— start COLLECTED DATA —

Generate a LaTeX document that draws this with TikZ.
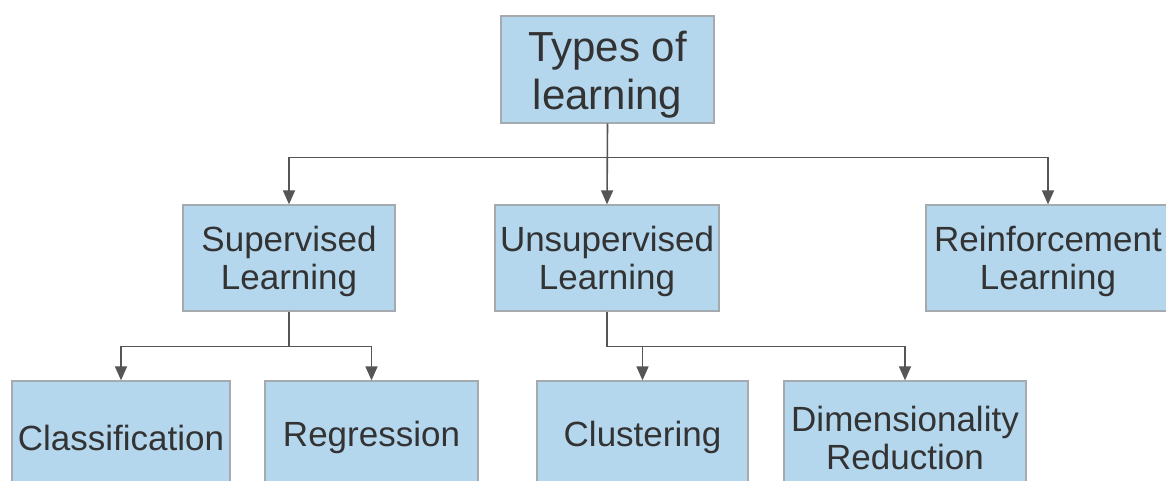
\documentclass[tikz,border=0pt]{standalone}
\usepackage{fontspec}
\setmainfont{Liberation Sans}
\usetikzlibrary{arrows.meta}

\definecolor{boxfill}{RGB}{180,215,238}
\definecolor{boxline}{RGB}{165,170,175}
\definecolor{linkcol}{RGB}{85,85,85}
\definecolor{textcol}{RGB}{51,51,51}

\tikzset{
	box/.style={draw=boxline, line width=1.3pt, fill=boxfill,
		inner sep=0pt, minimum height=106pt},
	txt/.style={text=textcol, align=center, inner sep=0pt, yshift=-3.5pt,
		font=\fontsize{35}{38}\selectfont},
	link/.style={draw=linkcol, line width=1.6pt,
		-{Triangle[length=14pt,width=12pt]}}
}

\begin{document}
\begin{tikzpicture}[x=1pt,y=-1pt] %pixel grid, y down
	\useasboundingbox (0,0) rectangle (1166,481);
	\clip (0,0) rectangle (1166,481);
	\fill[white] (0,0) rectangle (1166,481);
	% root
	\node[box, minimum width=213pt, minimum height=107pt] (types) at (607.5,69.5) {};
	\node[txt, yshift=-1.5pt, font=\fontsize{42}{48}\selectfont] (typesT) at (types) {Types of\\learning};
	% second row
	\node[box, minimum width=212pt] (sup) at (289,258) {};
	\node[box, minimum width=224pt] (unsup) at (607,258) {};
	\node[box, minimum width=244pt] (reinf) at (1048,258) {};
	\node[txt] (supT) at (sup) {Supervised\\Learning};
	\node[txt] (unsupT) at (unsup) {Unsupervised\\Learning};
	\node[txt] (reinfT) at (reinf) {Reinforcement\\Learning};
	% third row
	\node[box, minimum width=218pt] (class) at (121,434) {};
	\node[box, minimum width=213pt] (regr) at (371.5,434) {};
	\node[box, minimum width=211pt] (clus) at (642.5,434) {};
	\node[box, minimum width=242pt] (dimred) at (905,434) {};
	\node[txt] (classT) at (class) {Classification};
	\node[txt] (regrT) at (regr) {Regression};
	\node[txt] (clusT) at (clus) {Clustering};
	\node[txt] (dimredT) at (dimred) {Dimensionality\\Reduction};
	% links from the root
	\draw[link] (types.south) -- (unsup.north);
	\draw[link] (types.south) -- ++(0,34) -| (sup.north);
	\draw[link] (types.south) -- ++(0,34) -| (reinf.north);
	% supervised
	\draw[link] (sup.south) -- ++(0,35) -| (class.north);
	\draw[link] (sup.south) -- ++(0,35) -| (regr.north);
	% unsupervised
	\draw[link] (unsup.south) -- ++(0,35) -| (clus.north);
	\draw[link] (unsup.south) -- ++(0,35) -| (dimred.north);
\end{tikzpicture}
\end{document}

— end COLLECTED DATA —

= REQUIREMENT =
In this exercise, set down all of the data exactly, without the pictures.

= FINISHED TASK =
Generate a LaTeX document that draws this with TikZ.
\documentclass[tikz,border=0pt]{standalone}
\usepackage{fontspec}
\setmainfont{Liberation Sans}
\usetikzlibrary{arrows.meta}

\definecolor{boxfill}{RGB}{180,215,238}
\definecolor{boxline}{RGB}{165,170,175}
\definecolor{linkcol}{RGB}{85,85,85}
\definecolor{textcol}{RGB}{51,51,51}

\tikzset{
	box/.style={draw=boxline, line width=1.3pt, fill=boxfill,
		inner sep=0pt, minimum height=106pt},
	txt/.style={text=textcol, align=center, inner sep=0pt, yshift=-3.5pt,
		font=\fontsize{35}{38}\selectfont},
	link/.style={draw=linkcol, line width=1.6pt,
		-{Triangle[length=14pt,width=12pt]}}
}

\begin{document}
\begin{tikzpicture}[x=1pt,y=-1pt] %pixel grid, y down
	\useasboundingbox (0,0) rectangle (1166,481);
	\clip (0,0) rectangle (1166,481);
	\fill[white] (0,0) rectangle (1166,481);
	% root
	\node[box, minimum width=213pt, minimum height=107pt] (types) at (607.5,69.5) {};
	\node[txt, yshift=-1.5pt, font=\fontsize{42}{48}\selectfont] (typesT) at (types) {Types of\\learning};
	% second row
	\node[box, minimum width=212pt] (sup) at (289,258) {};
	\node[box, minimum width=224pt] (unsup) at (607,258) {};
	\node[box, minimum width=244pt] (reinf) at (1048,258) {};
	\node[txt] (supT) at (sup) {Supervised\\Learning};
	\node[txt] (unsupT) at (unsup) {Unsupervised\\Learning};
	\node[txt] (reinfT) at (reinf) {Reinforcement\\Learning};
	% third row
	\node[box, minimum width=218pt] (class) at (121,434) {};
	\node[box, minimum width=213pt] (regr) at (371.5,434) {};
	\node[box, minimum width=211pt] (clus) at (642.5,434) {};
	\node[box, minimum width=242pt] (dimred) at (905,434) {};
	\node[txt] (classT) at (class) {Classification};
	\node[txt] (regrT) at (regr) {Regression};
	\node[txt] (clusT) at (clus) {Clustering};
	\node[txt] (dimredT) at (dimred) {Dimensionality\\Reduction};
	% links from the root
	\draw[link] (types.south) -- (unsup.north);
	\draw[link] (types.south) -- ++(0,34) -| (sup.north);
	\draw[link] (types.south) -- ++(0,34) -| (reinf.north);
	% supervised
	\draw[link] (sup.south) -- ++(0,35) -| (class.north);
	\draw[link] (sup.south) -- ++(0,35) -| (regr.north);
	% unsupervised
	\draw[link] (unsup.south) -- ++(0,35) -| (clus.north);
	\draw[link] (unsup.south) -- ++(0,35) -| (dimred.north);
\end{tikzpicture}
\end{document}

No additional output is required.